Data that can be separated by a line (or in general, a hyperplane) is known as linearly separable data. The hyperplane acts as a linear classifier.

 

Allowing for Errors

 
We looked at the easy case of perfectly linearly separable data in the last section. Real-world data is, however, typically messy. You will almost always have a few instances that a linear classifier can’t get right.

Here’s an example of such data:

Clearly, if we are using a linear classifier, we are never going to be able to perfectly separate the labels. We also don’t want to discard the linear classifier altogether because it does seem like a good fit for the problem except for a few errant points.

How do SVMs deal with this? They allow you to specify how many errors you are willing to accept.

You can provide a parameter called “C” to your SVM; this allows you to dictate the tradeoff between:

  1. Having a wide margin.
  2. Correctly classifying training data. A higher value of C implies you want lesser errors on the training data.

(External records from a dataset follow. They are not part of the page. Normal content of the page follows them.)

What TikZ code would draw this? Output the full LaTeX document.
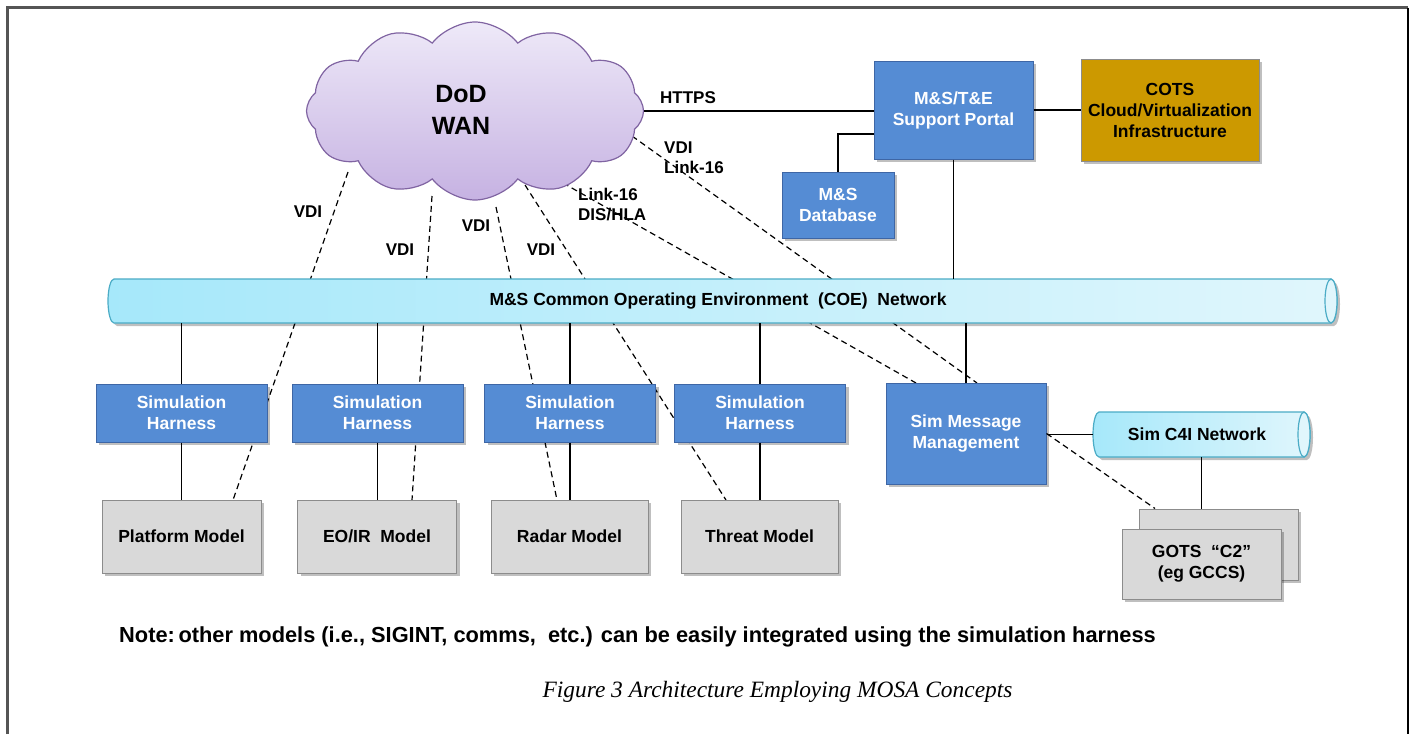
\documentclass[tikz,border=0pt]{standalone}
\usepackage{fontspec}
\setmainfont{Liberation Sans}
\newfontfamily\capfont{Liberation Serif}
\usetikzlibrary{shapes.symbols,shadows}
\definecolor{bluefill}{RGB}{85,140,212}
\definecolor{bluedraw}{RGB}{62,102,165}
\definecolor{greyfill}{RGB}{217,217,217}
\definecolor{greydraw}{RGB}{140,140,140}
\definecolor{cotsfill}{RGB}{204,153,0}
\definecolor{cylL}{RGB}{166,232,250}
\definecolor{cylR}{RGB}{224,246,252}
\definecolor{cylD}{RGB}{75,172,198}
\definecolor{cloudT}{RGB}{238,233,248}
\definecolor{cloudB}{RGB}{198,178,226}
\definecolor{cloudD}{RGB}{128,100,162}
\definecolor{framegray}{RGB}{85,85,85}
\tikzset{
 shd/.style={drop shadow={shadow xshift=3pt,shadow yshift=-3pt,opacity=0.25,fill=black}},
 bluebox/.style={draw=bluedraw,fill=bluefill,line width=1pt,text=white,font=\bfseries\fontsize{17.5}{21}\selectfont,align=center,inner sep=0pt,shd},
 greybox/.style={draw=greydraw,fill=greyfill,line width=1pt,text=black,font=\bfseries\fontsize{17.5}{21}\selectfont,align=center,inner sep=0pt,shd},
 cotsbox/.style={draw=greydraw,fill=cotsfill,line width=1pt,text=black,font=\bfseries\fontsize{17.5}{21}\selectfont,align=center,inner sep=0pt,shd},
 lbl/.style={font=\bfseries\fontsize{17}{20}\selectfont,inner sep=0pt,align=left},
 cyltext/.style={font=\bfseries\fontsize{17.5}{20}\selectfont,inner sep=0pt},
 conn/.style={line width=1.2pt,black},
 dashln/.style={line width=1.2pt,black,dash pattern=on 6pt off 4pt},
 cylbody/.style={left color=cylL,right color=cylR,draw=cylD,line width=1.2pt,shd},
 cylend/.style={draw=cylD,line width=1.2pt,fill=cylR},
}
\begin{document}
\begin{tikzpicture}[x=1pt,y=-1pt]
\useasboundingbox (0,0) rectangle (1415,734);
\fill[white] (0,0) rectangle (1415,734);
% frame
\draw[framegray,line width=2.2pt] (7.5,734) -- (7.5,7.5) -- (1408,7.5);
\draw[black,line width=1.5pt] (1408,7.5) -- (1408,734);

% dashed connectors
\coordinate (v1) at (348,172);
\coordinate (v2) at (432,196);
\coordinate (v3) at (496,207);
\coordinate (v4) at (525,185);
\coordinate (l5) at (563,183);
\coordinate (l6) at (632,136);
\draw[dashln] (v1) -- (233,500) coordinate (v1e);
\draw[dashln] (v2) -- (412,500) coordinate (v2e);
\draw[dashln] (v3) -- (557,500) coordinate (v3e);
\draw[dashln] (v4) -- (726,500) coordinate (v4e);
\draw[dashln] (l5) -- (916,383) coordinate (l5e);
\draw[dashln] (l6) -- (977,383) coordinate (l6e);

% cloud
\node[cloud,cloud puffs=12,cloud puff arc=105,aspect=1.9,minimum width=337pt,minimum height=178pt,inner sep=0pt,draw=cloudD,line width=1.2pt,top color=cloudT,bottom color=cloudB] (wan) at (475,111) {};
\node[font=\bfseries\fontsize{25}{32}\selectfont,align=center,inner sep=0pt] (wantxt) at (461,110) {DoD\\WAN};

% labels
\node[lbl] (https) at (688,98) {HTTPS};
\node[lbl,anchor=west] (lbl6) at (664,158) {VDI\\Link-16};
\node[lbl,anchor=west] (lbl5) at (578,205) {Link-16\\DIS/HLA};
\node[lbl] (vdi1) at (308,212) {VDI};
\node[lbl] (vdi2) at (400,250) {VDI};
\node[lbl] (vdi3) at (476,226) {VDI};
\node[lbl] (vdi4) at (541,250) {VDI};

% top right boxes
\node[bluebox,minimum width=159pt,minimum height=98pt] (portal) at (953.5,110) {M\&S/T\&E\\Support Portal};
\node[cotsbox,minimum width=178pt,minimum height=102pt] (cots) at (1170,110) {COTS\\Cloud/Virtualization\\Infrastructure};
\node[bluebox,minimum width=112pt,minimum height=66pt] (db) at (838,205) {M\&S\\Database};

\draw[conn] (wan.east) -- (wan.east -| portal.west);
\draw[conn] (portal.east) -- (cots.west);
\draw[conn] (db.north) |- ([yshift=-24pt]portal.west);

% COE cylinder
\shade[cylbody] (114,279) -- (1331,279) .. controls (1334.31,279) and (1337,288.85) .. (1337,301) .. controls (1337,313.15) and (1334.31,323) .. (1331,323) -- (114,323) .. controls (110.69,323) and (108,313.15) .. (108,301) .. controls (108,288.85) and (110.69,279) .. (114,279) -- cycle;
\draw[cylend] (1331,301) ellipse [x radius=6,y radius=22];
\node[cyltext,minimum width=1229pt,minimum height=44pt] (coe) at (722.5,301) {};
\node[cyltext] (coetxt) at (718,301) {M\&S Common Operating Environment \ (COE) \ Network};

\draw[conn] (portal.south) -- (portal.south |- coe.north);

% harness boxes
\node[bluebox,minimum width=171pt,minimum height=58pt] (h1) at (181.5,413) {Simulation\\Harness};
\node[bluebox,minimum width=171pt,minimum height=58pt] (h2) at (377.5,413) {Simulation\\Harness};
\node[bluebox,minimum width=171pt,minimum height=58pt] (h3) at (570,413) {Simulation\\Harness};
\node[bluebox,minimum width=171pt,minimum height=58pt] (h4) at (760,413) {Simulation\\Harness};

\node[greybox,minimum width=159pt,minimum height=73pt] (pm) at (181.5,536.5) {Platform Model};
\node[greybox,minimum width=159pt,minimum height=73pt] (eo) at (377,536.5) {EO/IR \ Model};
\node[greybox,minimum width=157pt,minimum height=73pt] (rd) at (569.5,536.5) {Radar Model};
\node[greybox,minimum width=157pt,minimum height=73pt] (th) at (759.5,536.5) {Threat Model};

\foreach \h/\m in {h1/pm,h2/eo,h3/rd,h4/th}{
  \draw[conn] (\h.north) -- (\h.north |- coe.south);
  \draw[conn] (\h.south) -- (\h.south |- \m.north);
}

% sim message management
\node[bluebox,minimum width=160pt,minimum height=101pt] (sm) at (966,433.5) {Sim Message\\Management};
\draw[conn] (sm.north) -- (sm.north |- coe.south);

% Sim C4I cylinder
\shade[cylbody] (1099,412) -- (1304,412) .. controls (1307.31,412) and (1310,422.07) .. (1310,434.5) .. controls (1310,446.93) and (1307.31,457) .. (1304,457) -- (1099,457) .. controls (1095.69,457) and (1093,446.93) .. (1093,434.5) .. controls (1093,422.07) and (1095.69,412) .. (1099,412) -- cycle;
\draw[cylend] (1304,434.5) ellipse [x radius=6,y radius=22.5];
\node[cyltext,minimum width=217pt,minimum height=45pt] (c4i) at (1201.5,434.5) {};
\node[cyltext] (c4itxt) at (1197,434.5) {Sim C4I Network};
\draw[conn] (c4i.west) -- (c4i.west -| sm.east);

% GOTS
\node[greybox,minimum width=159pt,minimum height=71pt] (gotsb) at (1218.5,544.5) {};
\node[greybox,minimum width=159pt,minimum height=70pt] (gots) at (1201.5,564) {GOTS \ “C2”\\(eg GCCS)};
\draw[conn] (c4i.south) -- (c4i.south |- gotsb.north);
\draw[dashln] (sm.east) -- ([xshift=-63.5pt]gotsb.north);

% note and caption
\node[font=\bfseries\fontsize{21.8}{24}\selectfont,inner sep=0pt] (note) at (637.5,637) {Note:\,other models (i.e., SIGINT, comms, \ etc.) can be easily integrated using the simulation harness};
\node[font=\capfont\itshape\fontsize{23.4}{28}\selectfont,inner sep=0pt] (cap) at (777.5,692) {Figure 3 Architecture Employing MOSA Concepts};
\end{tikzpicture}
\end{document}
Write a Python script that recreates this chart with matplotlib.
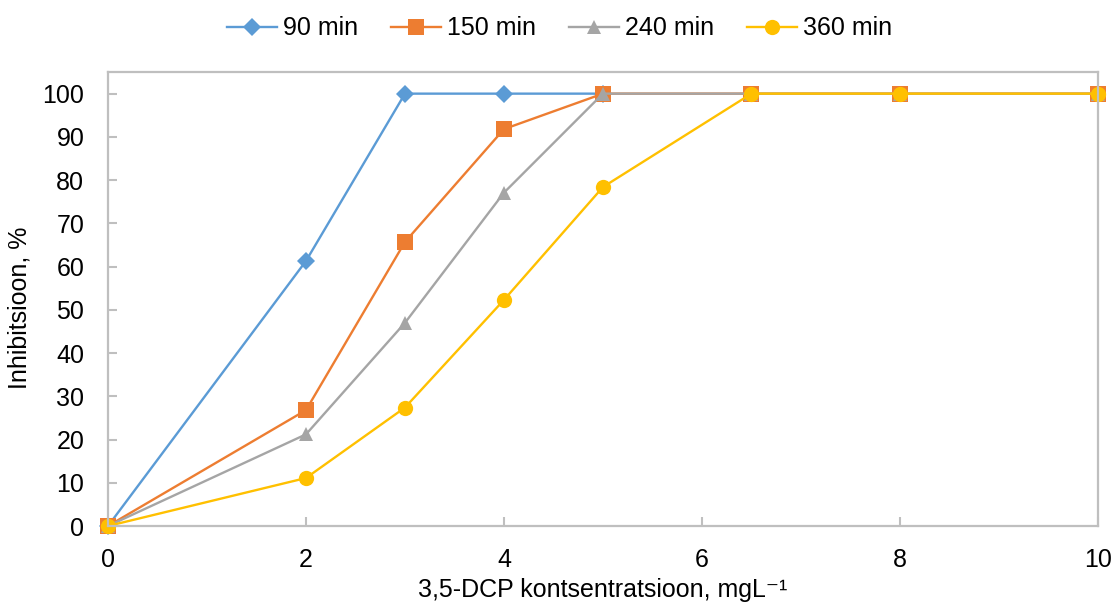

It bears repeating that this is a tradeoff. You get better classification of training data at the expense of a wide margin.

The following plots show how the classifier and the margin vary as we increase the value of C (support vectors not shown):

Note how the line “tilts” as we increase the value of C. At high values, it tries to accommodate the labels of most of the red points present at the bottom right of the plots. This is probably not what we want for test data. The first plot with C=0.01 seems to capture the general trend better, although it suffers from a lower accuracy on the training data compared to higher values for C.

And since this is a trade-off, note how the width of the margin shrinks as we increase the value of C.

In the previous example, the margin was a “no man’s land” for points. Here, we see it’s not possible anymore to have both a good separating boundary and an associated point-free margin. Some points creep into the margin.

An important practical problem is to decide on a good value of C. Since real-world data is almost never cleanly separable, this need comes up often. We typically use a technique like cross-validation to pick a good value for C.